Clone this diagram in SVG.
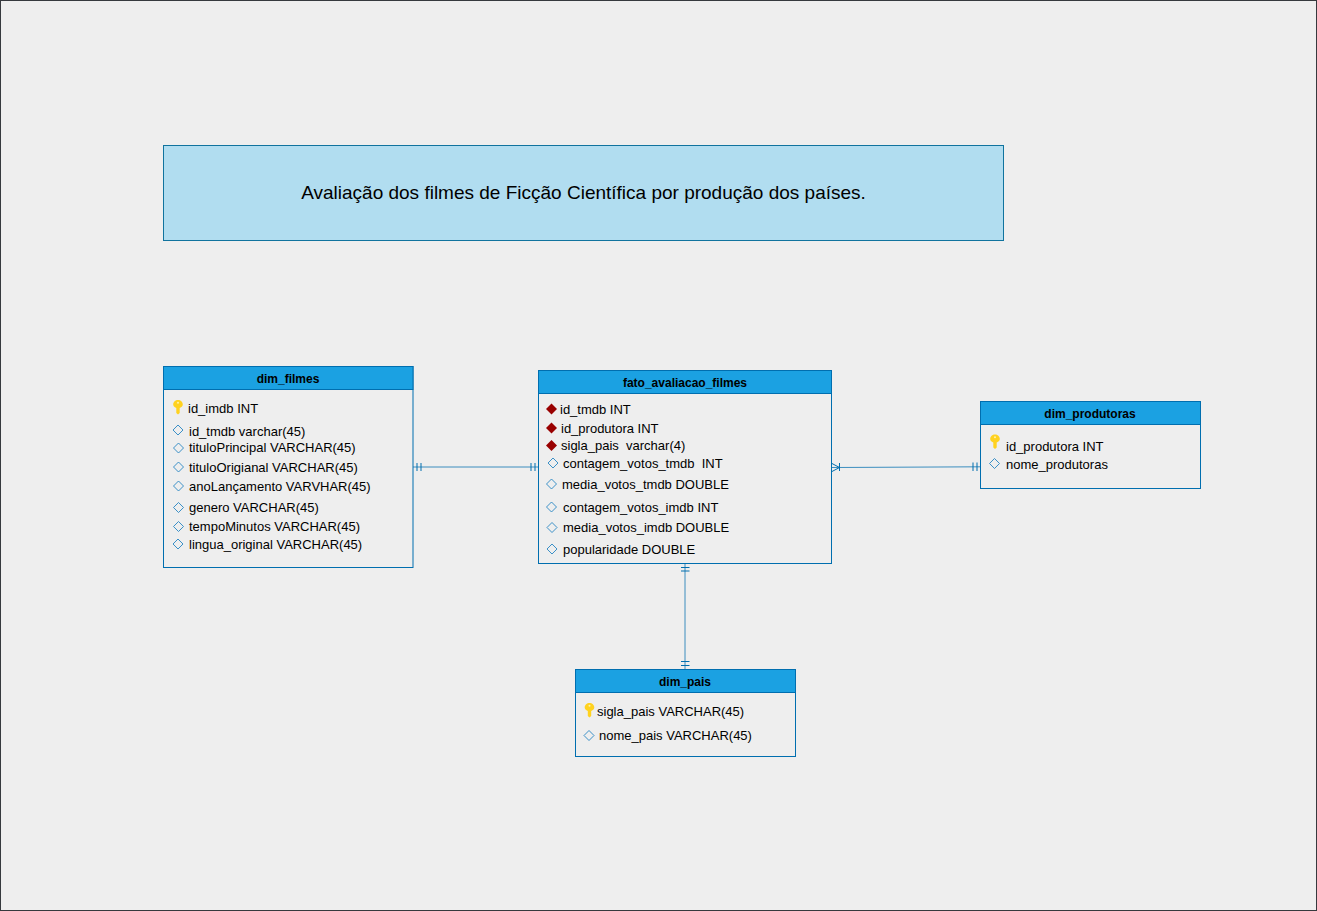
<svg xmlns="http://www.w3.org/2000/svg" width="1317" height="911" viewBox="0 0 1317 911">
<style>
text{font-family:"Liberation Sans",Arial,sans-serif;font-size:13px;fill:#000;white-space:pre}
.t{font-weight:bold;font-size:12px;text-anchor:middle}
.b{fill:#eeeeee;stroke:#006eaf;stroke-width:1}
.h{fill:#1ba1e2;stroke:#006eaf;stroke-width:1}
.c{fill:none;stroke:#006eaf;stroke-width:1;opacity:.75}
.m{fill:none;stroke:#006eaf;stroke-width:1}
.d{fill:none;stroke:#1b7fc0;stroke-width:1;opacity:.85}
</style>
<defs>
<path id="dia" class="d" d="M0-5 5 0 0 5-5 0Z"/>
<path id="fk" fill="#990000" d="M0-5.500 5.500 0 0 5.500-5.500 0Z"/>
<g id="key"><path fill="#ffd21f" d="M-1.700 3.500V8.500L0 10 1.700 8.500V3.500C3.700 2.800 4.800 1.500 4.800 0 4.800-2.600 2.600-4.500 0-4.500S-4.800-2.600-4.800 0C-4.800 1.500-3.700 2.800-1.700 3.500Z"/><circle cx="0" cy="-1.800" r="1" fill="#fff2a8"/></g>
</defs>
<rect x="0.500" y="0.500" width="1316" height="910" fill="#eeeeee" stroke="#36393d"/>
<g id="title">
<rect x="163.500" y="145.500" width="840" height="95" fill="#b1ddf0" stroke="#10739e"/>
<text x="583.500" y="199" text-anchor="middle" style="font-size:19px">Avaliação dos filmes de Ficção Científica por produção dos países.</text>
</g>
<g id="connectors">
<path class="c" d="M413 467H538.500"/>
<path class="m" d="M417 463V471M421 463V471M531 463V471M535 463V471"/>
<path class="c" d="M832 467.500 980.500 466.800"/>
<path class="m" d="M832 463.500 839.500 467.500 832 471.500M839.500 463V471M973 462.500V471M977 462.500V471"/>
<path class="c" d="M685 564V669.500"/>
<path class="m" d="M681 567.500H689.500M681 571H689.500M681 661.500H689.500M681 665.500H689.500"/>
</g>
<g id="dim_filmes">
<rect class="b" x="163.500" y="366.500" width="249.500" height="201"/>
<rect class="h" x="163.500" y="366.500" width="249.500" height="23"/>
<text class="t" x="288" y="383">dim_filmes</text>
<use href="#key" x="178" y="404.500"/>
<text x="188" y="413">id_imdb INT</text>
<use href="#dia" x="178" y="430"/><text x="189" y="436">id_tmdb varchar(45)</text>
<use href="#dia" x="178.500" y="448"/><text x="189" y="452">tituloPrincipal VARCHAR(45)</text>
<use href="#dia" x="178.500" y="467"/><text x="189" y="472">tituloOrigianal VARCHAR(45)</text>
<use href="#dia" x="178.500" y="486"/><text x="189" y="491">anoLançamento VARVHAR(45)</text>
<use href="#dia" x="178.500" y="507.500"/><text x="189" y="512">genero VARCHAR(45)</text>
<use href="#dia" x="178.500" y="526.500"/><text x="189" y="531">tempoMinutos VARCHAR(45)</text>
<use href="#dia" x="178" y="544"/><text x="189" y="549">lingua_original VARCHAR(45)</text>
</g>
<g id="fato_avaliacao_filmes">
<rect class="b" x="538.500" y="370.500" width="293" height="193"/>
<rect class="h" x="538.500" y="370.500" width="293" height="23"/>
<text class="t" x="685" y="387">fato_avaliacao_filmes</text>
<use href="#fk" x="551.500" y="409"/><text x="560" y="414">id_tmdb INT</text>
<use href="#fk" x="551.500" y="428"/><text x="561" y="433">id_produtora INT</text>
<use href="#fk" x="551.500" y="445.500"/><text x="561" y="450">sigla_pais  varchar(4)</text>
<use href="#dia" x="553" y="463"/><text x="563" y="468">contagem_votos_tmdb  INT</text>
<use href="#dia" x="551.500" y="484"/><text x="562" y="489">media_votos_tmdb DOUBLE</text>
<use href="#dia" x="551.500" y="507"/><text x="563" y="512">contagem_votos_imdb INT</text>
<use href="#dia" x="552" y="527.500"/><text x="563" y="532">media_votos_imdb DOUBLE</text>
<use href="#dia" x="552" y="549"/><text x="563" y="554">popularidade DOUBLE</text>
</g>
<g id="dim_produtoras">
<rect class="b" x="980.500" y="401.500" width="220" height="87"/>
<rect class="h" x="980.500" y="401.500" width="220" height="23"/>
<text class="t" x="1090" y="418">dim_produtoras</text>
<use href="#key" x="995" y="439"/>
<text x="1006" y="451">id_produtora INT</text>
<use href="#dia" x="994.500" y="463.500"/><text x="1006" y="469">nome_produtoras</text>
</g>
<g id="dim_pais">
<rect class="b" x="575.500" y="669.500" width="220" height="87"/>
<rect class="h" x="575.500" y="669.500" width="220" height="23"/>
<text class="t" x="685" y="686">dim_pais</text>
<use href="#key" x="589.500" y="707.500"/>
<text x="597" y="716">sigla_pais VARCHAR(45)</text>
<use href="#dia" x="589" y="735.500"/><text x="599" y="740">nome_pais VARCHAR(45)</text>
</g>
</svg>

Written request
From the material above, reproduce everything verbatim except the pictures.

Worked solution
Clone this diagram in SVG.
<svg xmlns="http://www.w3.org/2000/svg" width="1317" height="911" viewBox="0 0 1317 911">
<style>
text{font-family:"Liberation Sans",Arial,sans-serif;font-size:13px;fill:#000;white-space:pre}
.t{font-weight:bold;font-size:12px;text-anchor:middle}
.b{fill:#eeeeee;stroke:#006eaf;stroke-width:1}
.h{fill:#1ba1e2;stroke:#006eaf;stroke-width:1}
.c{fill:none;stroke:#006eaf;stroke-width:1;opacity:.75}
.m{fill:none;stroke:#006eaf;stroke-width:1}
.d{fill:none;stroke:#1b7fc0;stroke-width:1;opacity:.85}
</style>
<defs>
<path id="dia" class="d" d="M0-5 5 0 0 5-5 0Z"/>
<path id="fk" fill="#990000" d="M0-5.500 5.500 0 0 5.500-5.500 0Z"/>
<g id="key"><path fill="#ffd21f" d="M-1.700 3.500V8.500L0 10 1.700 8.500V3.500C3.700 2.800 4.800 1.500 4.800 0 4.800-2.600 2.600-4.500 0-4.500S-4.800-2.600-4.800 0C-4.800 1.500-3.700 2.800-1.700 3.500Z"/><circle cx="0" cy="-1.800" r="1" fill="#fff2a8"/></g>
</defs>
<rect x="0.500" y="0.500" width="1316" height="910" fill="#eeeeee" stroke="#36393d"/>
<g id="title">
<rect x="163.500" y="145.500" width="840" height="95" fill="#b1ddf0" stroke="#10739e"/>
<text x="583.500" y="199" text-anchor="middle" style="font-size:19px">Avaliação dos filmes de Ficção Científica por produção dos países.</text>
</g>
<g id="connectors">
<path class="c" d="M413 467H538.500"/>
<path class="m" d="M417 463V471M421 463V471M531 463V471M535 463V471"/>
<path class="c" d="M832 467.500 980.500 466.800"/>
<path class="m" d="M832 463.500 839.500 467.500 832 471.500M839.500 463V471M973 462.500V471M977 462.500V471"/>
<path class="c" d="M685 564V669.500"/>
<path class="m" d="M681 567.500H689.500M681 571H689.500M681 661.500H689.500M681 665.500H689.500"/>
</g>
<g id="dim_filmes">
<rect class="b" x="163.500" y="366.500" width="249.500" height="201"/>
<rect class="h" x="163.500" y="366.500" width="249.500" height="23"/>
<text class="t" x="288" y="383">dim_filmes</text>
<use href="#key" x="178" y="404.500"/>
<text x="188" y="413">id_imdb INT</text>
<use href="#dia" x="178" y="430"/><text x="189" y="436">id_tmdb varchar(45)</text>
<use href="#dia" x="178.500" y="448"/><text x="189" y="452">tituloPrincipal VARCHAR(45)</text>
<use href="#dia" x="178.500" y="467"/><text x="189" y="472">tituloOrigianal VARCHAR(45)</text>
<use href="#dia" x="178.500" y="486"/><text x="189" y="491">anoLançamento VARVHAR(45)</text>
<use href="#dia" x="178.500" y="507.500"/><text x="189" y="512">genero VARCHAR(45)</text>
<use href="#dia" x="178.500" y="526.500"/><text x="189" y="531">tempoMinutos VARCHAR(45)</text>
<use href="#dia" x="178" y="544"/><text x="189" y="549">lingua_original VARCHAR(45)</text>
</g>
<g id="fato_avaliacao_filmes">
<rect class="b" x="538.500" y="370.500" width="293" height="193"/>
<rect class="h" x="538.500" y="370.500" width="293" height="23"/>
<text class="t" x="685" y="387">fato_avaliacao_filmes</text>
<use href="#fk" x="551.500" y="409"/><text x="560" y="414">id_tmdb INT</text>
<use href="#fk" x="551.500" y="428"/><text x="561" y="433">id_produtora INT</text>
<use href="#fk" x="551.500" y="445.500"/><text x="561" y="450">sigla_pais  varchar(4)</text>
<use href="#dia" x="553" y="463"/><text x="563" y="468">contagem_votos_tmdb  INT</text>
<use href="#dia" x="551.500" y="484"/><text x="562" y="489">media_votos_tmdb DOUBLE</text>
<use href="#dia" x="551.500" y="507"/><text x="563" y="512">contagem_votos_imdb INT</text>
<use href="#dia" x="552" y="527.500"/><text x="563" y="532">media_votos_imdb DOUBLE</text>
<use href="#dia" x="552" y="549"/><text x="563" y="554">popularidade DOUBLE</text>
</g>
<g id="dim_produtoras">
<rect class="b" x="980.500" y="401.500" width="220" height="87"/>
<rect class="h" x="980.500" y="401.500" width="220" height="23"/>
<text class="t" x="1090" y="418">dim_produtoras</text>
<use href="#key" x="995" y="439"/>
<text x="1006" y="451">id_produtora INT</text>
<use href="#dia" x="994.500" y="463.500"/><text x="1006" y="469">nome_produtoras</text>
</g>
<g id="dim_pais">
<rect class="b" x="575.500" y="669.500" width="220" height="87"/>
<rect class="h" x="575.500" y="669.500" width="220" height="23"/>
<text class="t" x="685" y="686">dim_pais</text>
<use href="#key" x="589.500" y="707.500"/>
<text x="597" y="716">sigla_pais VARCHAR(45)</text>
<use href="#dia" x="589" y="735.500"/><text x="599" y="740">nome_pais VARCHAR(45)</text>
</g>
</svg>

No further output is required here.